Type out the data exactly as given. Skip any image.

• Supplied material:
— BEGIN —

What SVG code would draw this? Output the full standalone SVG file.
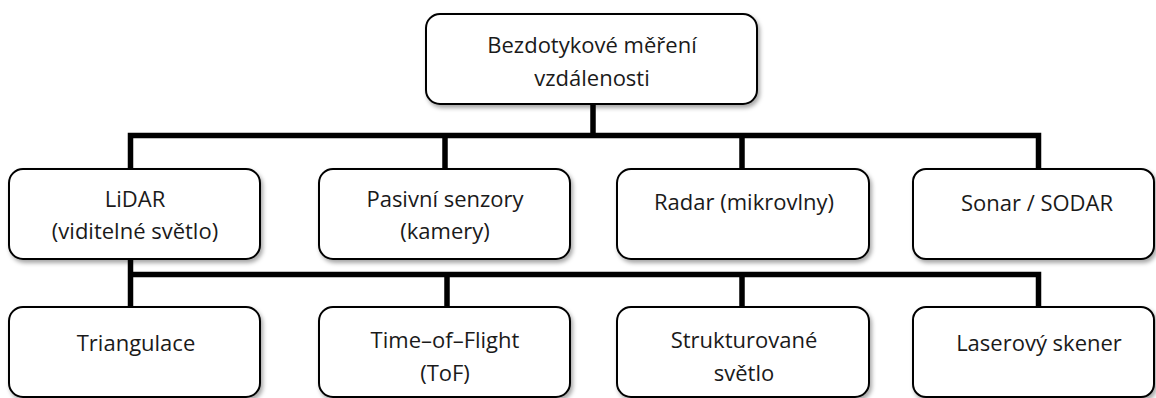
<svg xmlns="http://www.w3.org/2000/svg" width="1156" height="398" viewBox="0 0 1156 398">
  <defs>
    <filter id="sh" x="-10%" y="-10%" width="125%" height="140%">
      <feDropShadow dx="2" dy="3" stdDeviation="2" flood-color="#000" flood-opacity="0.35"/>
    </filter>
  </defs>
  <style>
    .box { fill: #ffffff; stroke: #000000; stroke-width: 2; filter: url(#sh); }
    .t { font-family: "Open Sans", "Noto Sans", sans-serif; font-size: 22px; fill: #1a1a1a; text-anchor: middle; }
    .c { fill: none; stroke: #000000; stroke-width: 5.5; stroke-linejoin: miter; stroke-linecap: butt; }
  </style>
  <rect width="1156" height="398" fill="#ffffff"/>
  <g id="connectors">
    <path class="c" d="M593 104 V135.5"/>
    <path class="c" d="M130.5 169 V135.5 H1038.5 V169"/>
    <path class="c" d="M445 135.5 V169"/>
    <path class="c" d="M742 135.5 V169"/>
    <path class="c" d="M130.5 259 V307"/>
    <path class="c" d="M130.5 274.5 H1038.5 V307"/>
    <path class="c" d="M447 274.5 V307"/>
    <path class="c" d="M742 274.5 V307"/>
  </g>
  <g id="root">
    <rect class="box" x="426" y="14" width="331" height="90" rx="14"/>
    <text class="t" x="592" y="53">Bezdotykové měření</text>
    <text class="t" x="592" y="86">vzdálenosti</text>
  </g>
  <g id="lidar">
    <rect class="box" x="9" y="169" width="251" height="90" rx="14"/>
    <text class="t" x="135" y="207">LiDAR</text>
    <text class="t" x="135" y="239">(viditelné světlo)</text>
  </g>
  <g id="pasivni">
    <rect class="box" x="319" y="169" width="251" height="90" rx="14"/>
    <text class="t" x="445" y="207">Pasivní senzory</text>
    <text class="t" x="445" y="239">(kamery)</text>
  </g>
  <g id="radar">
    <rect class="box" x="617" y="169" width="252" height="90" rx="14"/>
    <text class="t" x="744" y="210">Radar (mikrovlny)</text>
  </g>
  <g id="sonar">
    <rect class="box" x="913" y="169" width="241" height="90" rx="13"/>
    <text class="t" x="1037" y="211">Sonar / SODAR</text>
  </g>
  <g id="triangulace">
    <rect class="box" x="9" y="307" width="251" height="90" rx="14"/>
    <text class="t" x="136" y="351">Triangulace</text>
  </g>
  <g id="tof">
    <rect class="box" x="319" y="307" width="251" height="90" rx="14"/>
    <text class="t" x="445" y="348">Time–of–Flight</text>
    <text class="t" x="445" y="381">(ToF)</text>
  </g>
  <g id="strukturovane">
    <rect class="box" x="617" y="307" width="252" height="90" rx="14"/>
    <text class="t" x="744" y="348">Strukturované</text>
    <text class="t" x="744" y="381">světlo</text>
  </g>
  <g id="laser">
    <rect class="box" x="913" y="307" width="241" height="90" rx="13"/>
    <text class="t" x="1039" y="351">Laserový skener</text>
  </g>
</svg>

— END —

• Reply to the task:
What SVG code would draw this? Output the full standalone SVG file.
<svg xmlns="http://www.w3.org/2000/svg" width="1156" height="398" viewBox="0 0 1156 398">
  <defs>
    <filter id="sh" x="-10%" y="-10%" width="125%" height="140%">
      <feDropShadow dx="2" dy="3" stdDeviation="2" flood-color="#000" flood-opacity="0.35"/>
    </filter>
  </defs>
  <style>
    .box { fill: #ffffff; stroke: #000000; stroke-width: 2; filter: url(#sh); }
    .t { font-family: "Open Sans", "Noto Sans", sans-serif; font-size: 22px; fill: #1a1a1a; text-anchor: middle; }
    .c { fill: none; stroke: #000000; stroke-width: 5.5; stroke-linejoin: miter; stroke-linecap: butt; }
  </style>
  <rect width="1156" height="398" fill="#ffffff"/>
  <g id="connectors">
    <path class="c" d="M593 104 V135.5"/>
    <path class="c" d="M130.5 169 V135.5 H1038.5 V169"/>
    <path class="c" d="M445 135.5 V169"/>
    <path class="c" d="M742 135.5 V169"/>
    <path class="c" d="M130.5 259 V307"/>
    <path class="c" d="M130.5 274.5 H1038.5 V307"/>
    <path class="c" d="M447 274.5 V307"/>
    <path class="c" d="M742 274.5 V307"/>
  </g>
  <g id="root">
    <rect class="box" x="426" y="14" width="331" height="90" rx="14"/>
    <text class="t" x="592" y="53">Bezdotykové měření</text>
    <text class="t" x="592" y="86">vzdálenosti</text>
  </g>
  <g id="lidar">
    <rect class="box" x="9" y="169" width="251" height="90" rx="14"/>
    <text class="t" x="135" y="207">LiDAR</text>
    <text class="t" x="135" y="239">(viditelné světlo)</text>
  </g>
  <g id="pasivni">
    <rect class="box" x="319" y="169" width="251" height="90" rx="14"/>
    <text class="t" x="445" y="207">Pasivní senzory</text>
    <text class="t" x="445" y="239">(kamery)</text>
  </g>
  <g id="radar">
    <rect class="box" x="617" y="169" width="252" height="90" rx="14"/>
    <text class="t" x="744" y="210">Radar (mikrovlny)</text>
  </g>
  <g id="sonar">
    <rect class="box" x="913" y="169" width="241" height="90" rx="13"/>
    <text class="t" x="1037" y="211">Sonar / SODAR</text>
  </g>
  <g id="triangulace">
    <rect class="box" x="9" y="307" width="251" height="90" rx="14"/>
    <text class="t" x="136" y="351">Triangulace</text>
  </g>
  <g id="tof">
    <rect class="box" x="319" y="307" width="251" height="90" rx="14"/>
    <text class="t" x="445" y="348">Time–of–Flight</text>
    <text class="t" x="445" y="381">(ToF)</text>
  </g>
  <g id="strukturovane">
    <rect class="box" x="617" y="307" width="252" height="90" rx="14"/>
    <text class="t" x="744" y="348">Strukturované</text>
    <text class="t" x="744" y="381">světlo</text>
  </g>
  <g id="laser">
    <rect class="box" x="913" y="307" width="241" height="90" rx="13"/>
    <text class="t" x="1039" y="351">Laserový skener</text>
  </g>
</svg>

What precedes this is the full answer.